In December 2017, an official from China’s top economic regulator—the National Development and Reform Commission (NDRC)— noted that the agency was “on alert” following a forty-seven percent spike in prices. Added to this, the NDRC suggested that DRAM manufacturers were engaged in price fixing. The announcement was directed at Samsung, SK Hynix, and Micron. In February, Samsung inked a new memorandum of understanding with NDRC’s Department of High-Tech Industry to cooperate in chip making, artificial intelligence, and semiconductor manufacturing, even while an NDRC official claimed the deal had “nothing to do with the price rises of storage chips.” By May 31, investigators from China’s State Administration for Market Regulations had reportedly visited the China offices of Samsung, SK Hynix, and Micron marking the official launch of an investigation.
China’s price-fixing investigation has now inspired a class-action lawsuit in the U.S. against Samsung, SK Hynix, and Micron in April, just four months after NDRC went public with its suspicions, by U.S. law firm Hagens Berman, a formidable plaintiffs firm and has experience litigating against DRAM manufacturers.
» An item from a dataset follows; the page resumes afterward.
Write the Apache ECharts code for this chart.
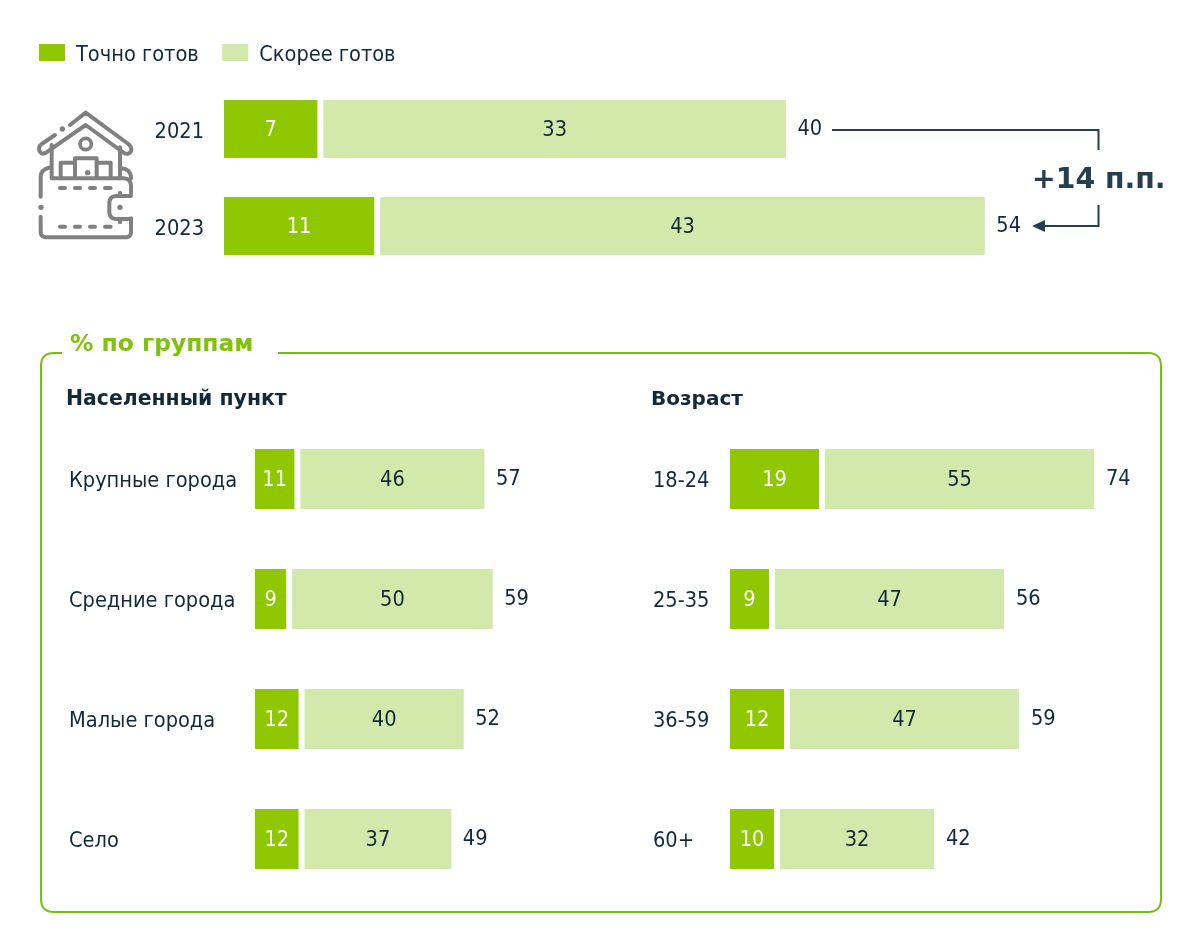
<!DOCTYPE html>
<html><head><meta charset="utf-8">
<script src="https://cdn.jsdelivr.net/npm/echarts@6/dist/echarts.min.js"></script>
<style>html,body{margin:0;padding:0;background:#fff}#c{width:1200px;height:934px}</style></head>
<body><div id="c"></div>
<script>
const seriesNames = ['Точно готов', 'Скорее готов'];
const years = ['2021', '2023'];
const yearsSure = [7, 11];
const yearsLikely = [33, 43];
const yearsTotal = [40, 54];
const places = ['Крупные города', 'Средние города', 'Малые города', 'Село'];
const placesSure = [11, 9, 12, 12];
const placesLikely = [46, 50, 40, 37];
const placesTotal = [57, 59, 52, 49];
const ages = ['18-24', '25-35', '36-59', '60+'];
const agesSure = [19, 9, 12, 10];
const agesLikely = [55, 47, 47, 32];
const agesTotal = [74, 56, 59, 42];

const FONT = '"DejaVu Sans Condensed","DejaVu Sans"';
const BOLD = '"DejaVu Sans"';
const DARK = '#8fc800', LIGHT = '#d2e9ab', TEXT = '#12293a', LINE = '#263f4d', PANEL = '#72bf0c', ICON = '#808080';
const FS = 21.6;

const panels = [
  {cats: years, sure: yearsSure, likely: yearsLikely, total: yearsTotal, left: 221, top: 80.5, h: 194, w: 852, max: 60, bw: 64, margin: 17, align: 'right', dist: 8.5, pad: 6},
  {cats: places, sure: placesSure, likely: placesLikely, total: placesTotal, left: 252, top: 419, h: 480, w: 330.4, max: 80, bw: 66, margin: 183, align: 'left', dist: 8.5, pad: 4},
  {cats: ages, sure: agesSure, likely: agesLikely, total: agesTotal, left: 727, top: 419, h: 480, w: 400, max: 80, bw: 66, margin: 74, align: 'left', dist: 9, pad: 4}
];

const grid = [], xAxis = [], yAxis = [], series = [];
panels.forEach((p, i) => {
  grid.push({left: p.left, top: p.top, width: p.w, height: p.h});
  xAxis.push({gridIndex: i, type: 'value', min: 0, max: p.max, show: false});
  yAxis.push({gridIndex: i, type: 'category', inverse: true, data: p.cats,
    axisLine: {show: false}, axisTick: {show: false},
    axisLabel: {margin: p.margin, align: p.align, formatter: '{a|{value}}',
      rich: {a: {color: TEXT, fontFamily: FONT, fontSize: FS, padding: [p.pad, 0, 0, 0]}}}});
  const bar = (name, data, color, textColor) => ({
    type: 'bar', name, data, stack: 's' + i, xAxisIndex: i, yAxisIndex: i, barWidth: p.bw,
    itemStyle: {color, borderColor: '#fff', borderWidth: 3},
    label: {show: true, position: 'inside', offset: [0, 1], color: textColor, fontFamily: FONT, fontSize: FS},
    emphasis: {disabled: true}, animation: false
  });
  series.push(bar(seriesNames[0], p.sure, DARK, '#fff'));
  series.push(bar(seriesNames[1], p.likely, LIGHT, TEXT));
  series.push({
    type: 'scatter', name: 'Итого', xAxisIndex: i, yAxisIndex: i, symbolSize: 0,
    data: p.total.map((v, k) => [v, k]), animation: false, itemStyle: {opacity: 1},
    label: {show: true, position: 'right', distance: p.dist, offset: [0, 0.5], color: TEXT, opacity: 1, fontFamily: FONT, fontSize: FS, formatter: d => d.value[0]}
  });
});

// Turns a small outline description (M L H V Q) into polylines for the decorative drawings.
function outline(d) {
  const out = [];
  let cur = null, x = 0, y = 0;
  const re = /([MLHVQ])([^MLHVQ]*)/g;
  let m;
  while ((m = re.exec(d))) {
    const n = m[2].trim().split(/[\s,]+/).filter(Boolean).map(Number);
    if (m[1] === 'M') { x = n[0]; y = n[1]; cur = [[x, y]]; out.push(cur); }
    else if (m[1] === 'L') { x = n[0]; y = n[1]; cur.push([x, y]); }
    else if (m[1] === 'H') { x = n[0]; cur.push([x, y]); }
    else if (m[1] === 'V') { y = n[0]; cur.push([x, y]); }
    else {
      for (let t = 1; t <= 8; t++) {
        const s = t / 8, r = 1 - s;
        cur.push([r * r * x + 2 * r * s * n[0] + s * s * n[2], r * r * y + 2 * r * s * n[1] + s * s * n[3]]);
      }
      x = n[2]; y = n[3];
    }
  }
  return out;
}
const lines = (d, style) => outline(d).map(points => ({type: 'polyline', shape: {points}, style}));

const iconStyle = {stroke: ICON, lineWidth: 12, fill: null, lineCap: 'round', lineJoin: 'round'};
const iconPaths = [
  'M150 285L197 248L325 342Q340 356 330 368Q320 376 308 366L197 285L78 368Q65 376 58 362Q55 350 65 342L105 315',
  'M95 345V445H310Q333 445 333 470V490 M333 565V605Q333 622 316 622H80Q62 622 62 605V560 M62 500V440Q62 418 92 412 M305 415Q333 418 333 445',
  'M300 352V445 M122 440V398H165 M165 440V385H230V440 M230 398H272V440',
  'M333 498H290Q268 498 268 520V545Q268 567 290 567H333 M300 488V498 M300 567V577',
  'M120 474H135 M165 474H180 M210 474H225 M255 474H272 M120 590H135 M165 590H180 M210 590H225 M255 590H272'
];
const graphic = [
  {type: 'group', x: 20, y: 30, scaleX: 1 / 3, scaleY: 1 / 3, children: [
    ...iconPaths.flatMap(d => lines(d, iconStyle)),
    {type: 'circle', shape: {cx: 197, cy: 342, r: 17}, style: {stroke: ICON, lineWidth: 11, fill: null}},
    {type: 'circle', shape: {cx: 127, cy: 297, r: 8}, style: {fill: ICON}},
    {type: 'circle', shape: {cx: 203, cy: 428, r: 8}, style: {fill: ICON}},
    {type: 'circle', shape: {cx: 63, cy: 532, r: 8}, style: {fill: ICON}},
    {type: 'circle', shape: {cx: 300, cy: 532, r: 8}, style: {fill: ICON}}
  ]},
  ...lines('M62 353H54Q41 353 41 366V899Q41 912 54 912H1148Q1161 912 1161 899V366Q1161 353 1148 353H278', {stroke: PANEL, lineWidth: 2, fill: null}),
  {type: 'text', x: 70, y: 345, style: {text: '% по группам', fontFamily: BOLD, fontWeight: 'bold', fontSize: 23.4, fill: '#7fc20a', verticalAlign: 'middle'}},
  {type: 'text', x: 66, y: 400, style: {text: 'Населенный пункт', fontFamily: BOLD, fontWeight: 'bold', fontSize: 20.4, fill: TEXT, verticalAlign: 'middle'}},
  {type: 'text', x: 651, y: 400, style: {text: 'Возраст', fontFamily: BOLD, fontWeight: 'bold', fontSize: 20, fill: TEXT, verticalAlign: 'middle'}},
  {type: 'text', x: 1032, y: 181, style: {text: '+14 п.п.', fontFamily: BOLD, fontWeight: 'bold', fontSize: 28.3, fill: LINE, verticalAlign: 'middle'}},
  {type: 'polyline', shape: {points: [[832, 130], [1098.5, 130], [1098.5, 150]]}, style: {stroke: LINE, lineWidth: 2, fill: null}},
  {type: 'polyline', shape: {points: [[1098.5, 205], [1098.5, 226], [1042, 226]]}, style: {stroke: LINE, lineWidth: 2, fill: null}},
  {type: 'polygon', shape: {points: [[1032, 226], [1045, 220], [1045, 232]]}, style: {fill: LINE}}
];

const chart = echarts.init(document.getElementById('c'), null, {renderer: 'canvas'});
chart.setOption({
  backgroundColor: '#fff', animation: false, tooltip: {show: false},
  legend: {data: seriesNames.map(name => ({name, icon: 'rect'})), left: 39, top: 44, itemWidth: 26, itemHeight: 17, itemGap: 23.5, padding: 0, selectedMode: false,
    itemStyle: {borderWidth: 0}, formatter: name => '{a|' + name + '}',
    textStyle: {color: TEXT, fontFamily: FONT, fontSize: FS, padding: [0, 0, 0, 6],
      rich: {a: {color: TEXT, fontFamily: FONT, fontSize: FS, padding: [5, 0, 0, 0]}}}},
  grid, xAxis, yAxis, series, graphic
});
</script></body></html>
U.S. lawmakers must recognize that reliance on foreign semiconductors is untenable for Chinese technocrats. As a result, China will use asymmetric tactics, including lawfare, to achieve its aims. These tactics will only become more sophisticated as Chinese entities seek workarounds against new legislative efforts to hinder or outright block Chinese efforts to achieve semiconductor dominance. If America’s objective is to keep China from obtaining sensitive core technologies, it must develop integrated investment review procedures with allies and adopt an offensive approach to monitoring and responding to Chinese tactics outside the reach of CFIUS.